Open-ear headphones are a solid compromise: you get your soundtrack, and you keep your awareness. But shared spaces still require a little care.

  • Default to conversation-ready volume. If someone next to you can’t talk to you normally, dial it back.
  • Pause at crossings and junctions. Treat it like checking your map—audio off, attention up.
  • Skip high-intensity audio in high-consequence terrain. If you’re riding technical features or skiing firm, fast conditions, you don’t need more stimulation—you need bandwidth.
  • If you keep turning it up, change the plan. Windy ridge? Busy trail? It might be a “no audio right now” moment, and that’s fine.

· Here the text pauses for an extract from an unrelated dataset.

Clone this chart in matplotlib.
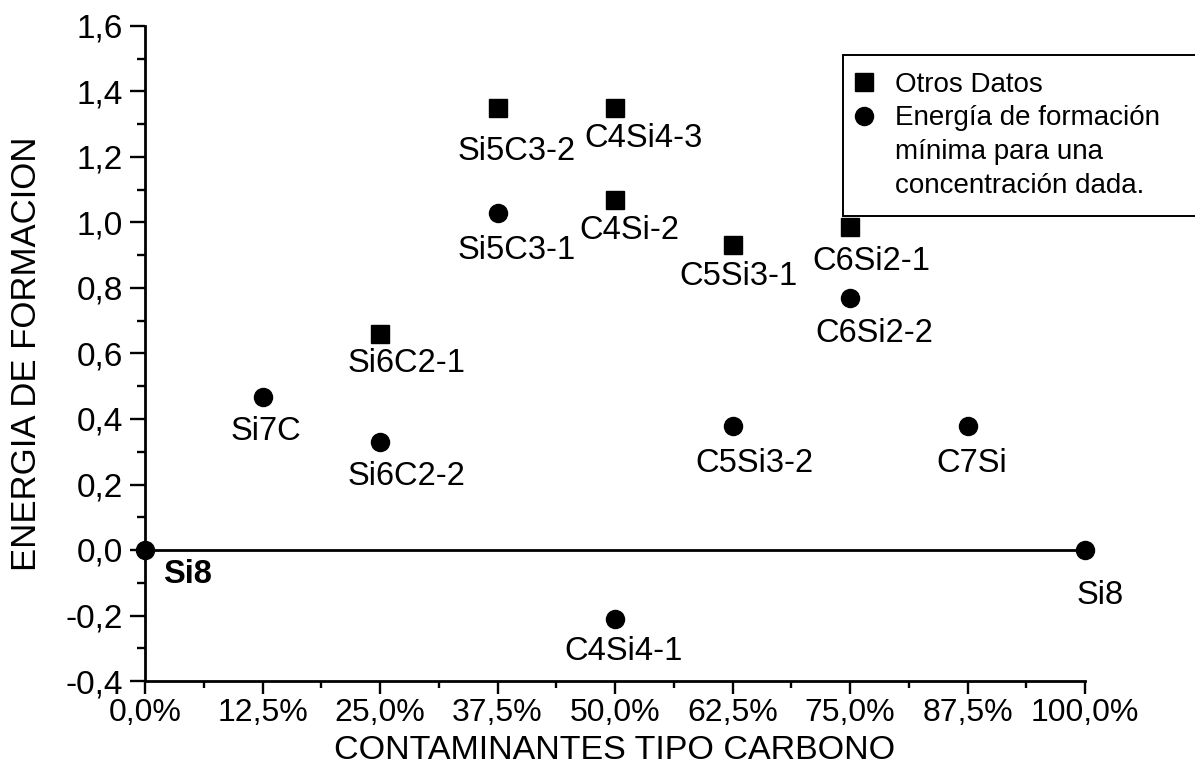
import matplotlib
matplotlib.use("Agg")
import matplotlib.pyplot as plt
from matplotlib.lines import Line2D
from matplotlib.ticker import MultipleLocator, FuncFormatter

plt.rcParams['font.family'] = ['Liberation Sans', 'DejaVu Sans']

# Porcentaje de carbono y energia de formacion de cada configuracion
otros_x = [37.5, 50.0, 50.0, 62.5, 75.0, 25.0]
otros_y = [1.35, 1.35, 1.07, 0.93, 0.985, 0.66]
otros_nombres = ["Si5C3-2", "C4Si4-3", "C4Si-2", "C5Si3-1", "C6Si2-1", "Si6C2-1"]

minimos_x = [12.5, 25.0, 37.5, 50.0, 62.5, 75.0, 87.5]
minimos_y = [0.467, 0.33, 1.03, -0.21, 0.38, 0.77, 0.38]
minimos_nombres = ["Si7C", "Si6C2-2", "Si5C3-1", "C4Si4-1", "C5Si3-2", "C6Si2-2", "C7Si"]

puros_x = [0.0, 100.0]
puros_y = [0.0, 0.0]
puros_nombres = ["Si8", "Si8"]

# desplazamiento de cada etiqueta respecto al punto (px: izquierda, centro vertical)
desplaz = {
    "Si5C3-2": (-40, 40), "C4Si4-3": (-31, 27), "C4Si-2": (-36, 27),
    "C5Si3-1": (-53, 28), "C6Si2-1": (-38, 31), "Si6C2-1": (-32, 26),
    "Si7C": (-32, 31), "Si6C2-2": (-32, 31), "Si5C3-1": (-40, 34),
    "C4Si4-1": (-51, 29), "C5Si3-2": (-37, 34), "C6Si2-2": (-35, 32),
    "C7Si": (-31, 34),
}

DPI = 100
fig = plt.figure(figsize=(11.95, 7.67), dpi=DPI)
ax = fig.add_axes([145 / 1195, 1 - 681 / 767, 940 / 1195, 655 / 767])

ax.plot(puros_x, puros_y, color='black', lw=2.0, marker='o', ms=13, clip_on=False, zorder=3)
ax.plot(otros_x, otros_y, ls='none', marker='s', ms=12.5, color='black', zorder=3)
ax.plot(minimos_x, minimos_y, ls='none', marker='o', ms=13, color='black', zorder=3)

FS = 23.5
px = 72 / DPI
for xs, ys, nombres in [(otros_x, otros_y, otros_nombres), (minimos_x, minimos_y, minimos_nombres)]:
    for x, y, n in zip(xs, ys, nombres):
        dx, dy = desplaz[n]
        ax.annotate(n, (x, y), xytext=(dx * px, -(dy + 12) * px), textcoords='offset points',
                    ha='left', va='baseline', fontsize=FS)

ax.annotate(puros_nombres[0], (puros_x[0], puros_y[0]), xytext=(18 * px, -33 * px),
            textcoords='offset points', ha='left', va='baseline', fontsize=FS, fontweight='bold')
ax.annotate(puros_nombres[1], (puros_x[1], puros_y[1]), xytext=(-8 * px, -54 * px),
            textcoords='offset points', ha='left', va='baseline', fontsize=FS)

ax.set_xlim(0, 100)
ax.set_ylim(-0.4, 1.6)
ax.xaxis.set_major_locator(MultipleLocator(12.5))
ax.xaxis.set_minor_locator(MultipleLocator(6.25))
ax.yaxis.set_major_locator(MultipleLocator(0.2))
ax.yaxis.set_minor_locator(MultipleLocator(0.1))
ax.xaxis.set_major_formatter(FuncFormatter(lambda v, p: f"{v:.1f}%".replace('.', ',')))
ax.yaxis.set_major_formatter(FuncFormatter(lambda v, p: f"{v:.1f}".replace('.', ',').replace('-0,0', '0,0')))

for s in ['top', 'right']:
    ax.spines[s].set_visible(False)
for s in ['left', 'bottom']:
    ax.spines[s].set_linewidth(2.0)
ax.tick_params(axis='x', which='major', length=9, width=1.7, labelsize=23, pad=3)
ax.tick_params(axis='x', which='minor', length=5, width=1.7)
ax.tick_params(axis='y', which='major', length=11, width=1.7, labelsize=24, pad=5)
ax.tick_params(axis='y', which='minor', length=6, width=1.7)

ax.set_xlabel("CONTAMINANTES TIPO CARBONO", fontsize=24.5)
ax.set_ylabel("ENERGIA DE FORMACION", fontsize=25)
ax.xaxis.set_label_coords(0.5, (681 - 735) / 655)
ax.yaxis.set_label_coords((43 - 145) / 940, 0.5)

handles = [
    Line2D([], [], ls='none', marker='s', ms=12.5, color='black'),
    Line2D([], [], ls='none', marker='o', ms=13, color='black'),
    Line2D([], [], ls='none'),
    Line2D([], [], ls='none'),
]
labels = ["Otros Datos", "Energía de formación", "mínima para una", "concentración dada."]
leg = ax.legend(handles, labels, loc='upper left', mode='expand',
                bbox_to_anchor=(843 / 1195, 0.5, 0.35, 1 - 55 / 767 - 0.5),
                bbox_transform=fig.transFigure, borderaxespad=0, fontsize=20,
                frameon=True, fancybox=False, framealpha=1, edgecolor='black',
                handlelength=0.3, handletextpad=0.97, labelspacing=0.28, borderpad=0.6)
leg.get_frame().set_linewidth(1.4)

fig.savefig("out.png", dpi=DPI)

Where This Is Headed: Audio That Knows When to Get Out of the Way

The future I’m hoping for isn’t louder or more immersive. It’s smarter and more considerate—open-ear audio that adapts to the outdoors instead of asking you to constantly manage it.

I’m talking about setups that could:

  • lower volume when they detect nearby voices
  • tune for clarity in wind instead of just boosting loudness
  • offer a “trail mode” that keeps environmental cues crisp
  • give gentle navigation prompts without hijacking your attention

That kind of approach fits how we think at Wildhorn Outfitters: gear should support the day you’re trying to have, not add new chores to it.

Keep the Outdoors in the Mix

I love a podcast on a long approach. I love music on a climb. I love a little audio boost on the last chair when the legs are cooked. But I never want sound to be the reason I miss a rider behind me, a change in snow texture, or a buddy trying to get my attention.

If you’re shopping for open-ear headphones on a budget, aim for useful over impressive: stable fit, simple controls, helmet compatibility, durability for sweat/cold/dust, and audio that works at sane volume. That’s how you end up with something you’ll actually bring along—again and again—when you head out to share the wild.